Digitalisation is central to advancing India’s energy transition by enabling operational intelligence, system flexibility and localised planning—key for integrating Distributed Renewable Energy (DRE), Battery Energy Storage Systems (BESS) and demand response management (DRM). DUET exemplifies this by creating a geospatially accurate, sensor-integrated digital twin of the distribution grid. Using load flow analysis, voltage profiling and scenario simulation, the platform equips DISCOMs to assess network headroom, simulate DRE clusters and design storage dispatch strategies—capabilities absent in conventional planning models. Effective decentralized energy planning demands granular insights, often at the 11 kV feeder or DT level, to inform rooftop solar enablement, BESS siting and load shaping. DUET’s detailed mapping and digital twin foundation aligns technical feasibility with investment and policy priorities, especially in high-loss or under-electrified areas.

However, digital expansion introduces risks around data privacy, cybersecurity and infrastructure readiness. As utilities begin to digitize millions of data points, including asset identifiers, locational coordinates, operational parameters and eventually consumer usage patterns—there is no sector-specific data protection regime governing how this data is stored, accessed, or shared. While India’s Digital Personal Data Protection Act (2023) offers a general legal scaffold, its application to utility data, especially at the asset level, remains undefined. Moreover, the cyber-readiness of most DISCOMs is limited, with critical vulnerabilities in firewalling, cloud management and endpoint protection. The lack of common infrastructure standards, coupled with poor integration of smart meters, further compounds these risks. If not addressed through coordinated policy design and capacity building, these issues could delay or destabilize the long-term goals of India’s energy transition strategy.

• What policies can ensure that the clean energy transition is just and inclusive for informal workers and vulnerable communities? 

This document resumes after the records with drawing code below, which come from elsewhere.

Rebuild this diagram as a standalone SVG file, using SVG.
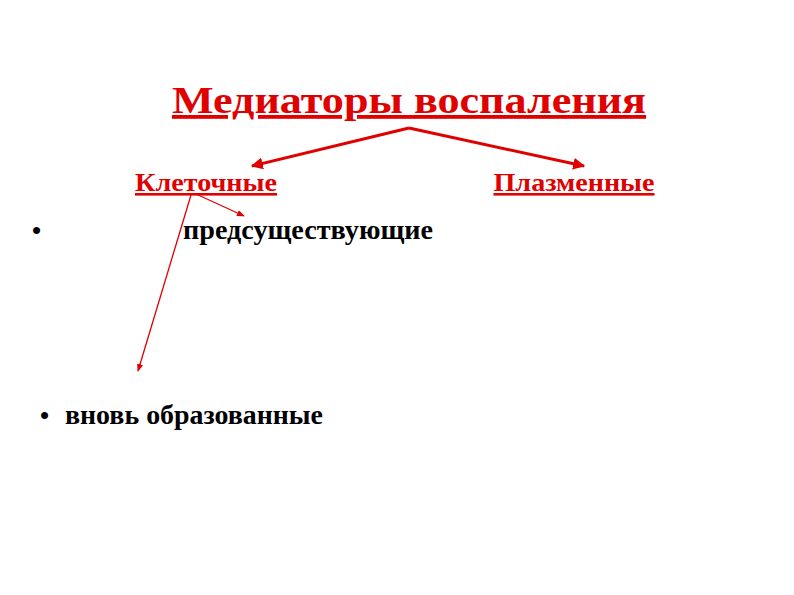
<svg xmlns="http://www.w3.org/2000/svg" width="794" height="595" viewBox="0 0 794 595">
<style>
.t{font-family:"Liberation Serif","Times New Roman",serif;font-weight:bold}
.red{fill:#e00000;text-decoration:underline}
.blk{fill:#000}
.c{stroke:#e00000;fill:none}
</style>
<defs>
<marker id="ah" viewBox="0 0 10 10" refX="9" refY="5" markerWidth="4" markerHeight="4" orient="auto"><path d="M0,0 L10,5 L0,10 z" fill="#e00000"/></marker>
<marker id="ah2" viewBox="0 0 10 10" refX="9" refY="5" markerWidth="6" markerHeight="6" orient="auto"><path d="M0,1 L10,5 L0,9 z" fill="#e00000"/></marker>
</defs>
<rect width="794" height="595" fill="#fff"/>
<g id="title"><text class="t red" x="409" y="113" font-size="38" text-anchor="middle" textLength="474" lengthAdjust="spacingAndGlyphs">Медиаторы воспаления</text></g>
<g id="cell"><text class="t red" x="206" y="191" font-size="26" text-anchor="middle" textLength="142" lengthAdjust="spacingAndGlyphs">Клеточные</text></g>
<g id="plasma"><text class="t red" x="574" y="191" font-size="26" text-anchor="middle" textLength="161" lengthAdjust="spacingAndGlyphs">Плазменные</text></g>
<g id="pre"><text class="t blk" x="32" y="239" font-size="26">•</text><text class="t blk" x="183" y="239" font-size="28" textLength="250" lengthAdjust="spacingAndGlyphs">предсуществующие</text></g>
<g id="new"><text class="t blk" x="40" y="424" font-size="26">•</text><text class="t blk" x="65" y="424" font-size="28" textLength="258" lengthAdjust="spacingAndGlyphs">вновь образованные</text></g>
<g id="connectors">
<path class="c" d="M409,128 L252,166" stroke-width="3" marker-end="url(#ah)"/>
<path class="c" d="M409,128 L584,166" stroke-width="3" marker-end="url(#ah)"/>
<path class="c" d="M196,194 L244,216" stroke-width="1.3" marker-end="url(#ah2)"/>
<path class="c" d="M191,195 L138,371" stroke-width="1.3" marker-end="url(#ah2)"/>
</g>
</svg>
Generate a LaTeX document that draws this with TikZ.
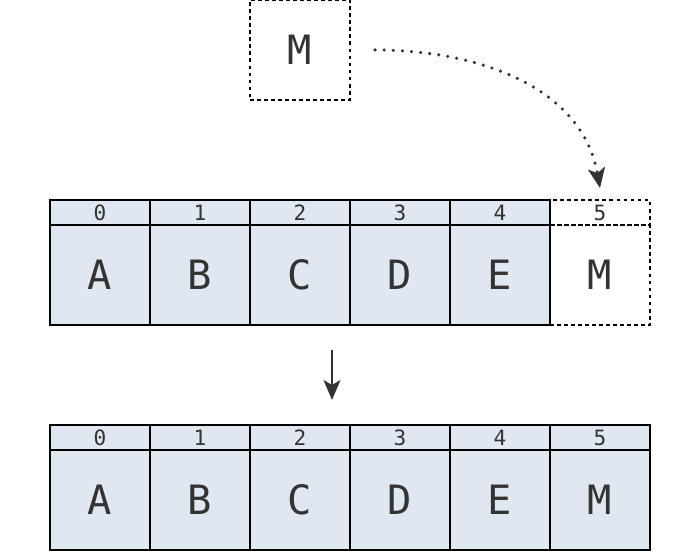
\documentclass[tikz,border=0pt]{standalone}
\usepackage{fontspec}
\setmonofont{DejaVu Sans Mono}
\usetikzlibrary{arrows.meta}

\definecolor{cellblue}{HTML}{DFE8F1}
\definecolor{ink}{HTML}{333333}

\tikzset{
    cell/.style={draw=black, line width=0.6pt, minimum width=2cm, minimum height=2cm,
        inner sep=0pt, outer sep=0pt, text=ink, font=\ttfamily\fontsize{23}{23}\selectfont},
    idx/.style={draw=black, line width=0.6pt, minimum width=2cm, minimum height=0.5cm,
        inner sep=0pt, outer sep=0pt, text=ink, font=\ttfamily\fontsize{12}{12}\selectfont},
    ghost/.style={dash pattern=on 2.2pt off 1.8pt, fill=none},
    flow/.style={draw=ink, line width=1.1pt, -{Stealth[length=0.4cm, width=0.34cm, inset=0.1cm]}},
}

\begin{document}
\begin{tikzpicture}
    \useasboundingbox (0,0) rectangle (14,-11.04);

    % new element waiting to be appended
    \node[cell, ghost] (mnew) at (6,-1) {M};

    % array before append
    \foreach \ch [count=\i from 0] in {A,B,C,D,E} {
        \node[idx, fill=cellblue] (ta\i) at (2+2*\i,-4.25) {\i};
        \node[cell, fill=cellblue] (ca\i) at (2+2*\i,-5.5) {\ch};
    }
    \node[idx, ghost] (ta5) at (12,-4.25) {5};
    \node[cell, ghost] (ca5) at (12,-5.5) {M};

    % array after append
    \foreach \ch [count=\i from 0] in {A,B,C,D,E,M} {
        \node[idx, fill=cellblue] (tb\i) at (2+2*\i,-8.75) {\i};
        \node[cell, fill=cellblue] (cb\i) at (2+2*\i,-10) {\ch};
    }

    % arrows
    \coordinate (mout) at ([xshift=0.5cm]mnew.east);
    \coordinate (min) at ([yshift=0.24cm]ta5.north);
    \draw[flow, line width=2pt, line cap=round, dash pattern=on 0pt off 5.2pt] (mout) to[out=0, in=100] (min);

    \coordinate (dtop) at (6.64,-7);
    \coordinate (dbot) at (6.64,-8);
    \draw[flow] (dtop) -- (dbot);
\end{tikzpicture}
\end{document}
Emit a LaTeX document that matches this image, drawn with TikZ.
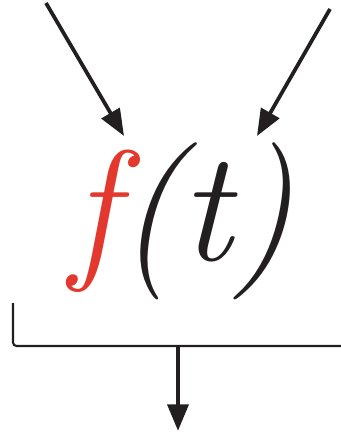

The policies that are existing that take care of the just energy transitions is the PM Suryaghar Yojana that provides 30% capital subsidy for installations upto 5 KW. In addition, the government, in association with the states and DISCOMs, is coming out with RESCO models so that these consumers do not need to invest and they get free electricity of 300 units per month by allowing solar roof tops to be installed at their roofs. Another one is PM-KUSUM that not only provides solar power to agriculture but also provides reliable power in villages at affordable rates that is benefitting micro enterprises. As we move towards a shift in fossil fuels, right policies to protect those who are involved in the fossil fuel economy need to be re-trained and provided alternate livelihoods and incomes.

• How can India leverage international climate finance to scale clean energy projects? What are the challenges in accessing such funds?

India has been accessing carbon finance that was available in the past for its clean energy – carbon finance was a key factor in this regard. There are other funds like the Clean Technology Funds, Climate Investment Funds, etc that have been used in the past and will be continued in the future as well. As India starts its domestic carbon market in 2026, such investments will increase. Also, India has been at the forefront of MDB reforms and pushing them to use their funds to leverage more private sector finance by use of guarantees, risk mitigation instruments to crowd in private capital. It is expected that such instruments will catalyse the volumes of investments that India’s clean energy transition needs in the coming years.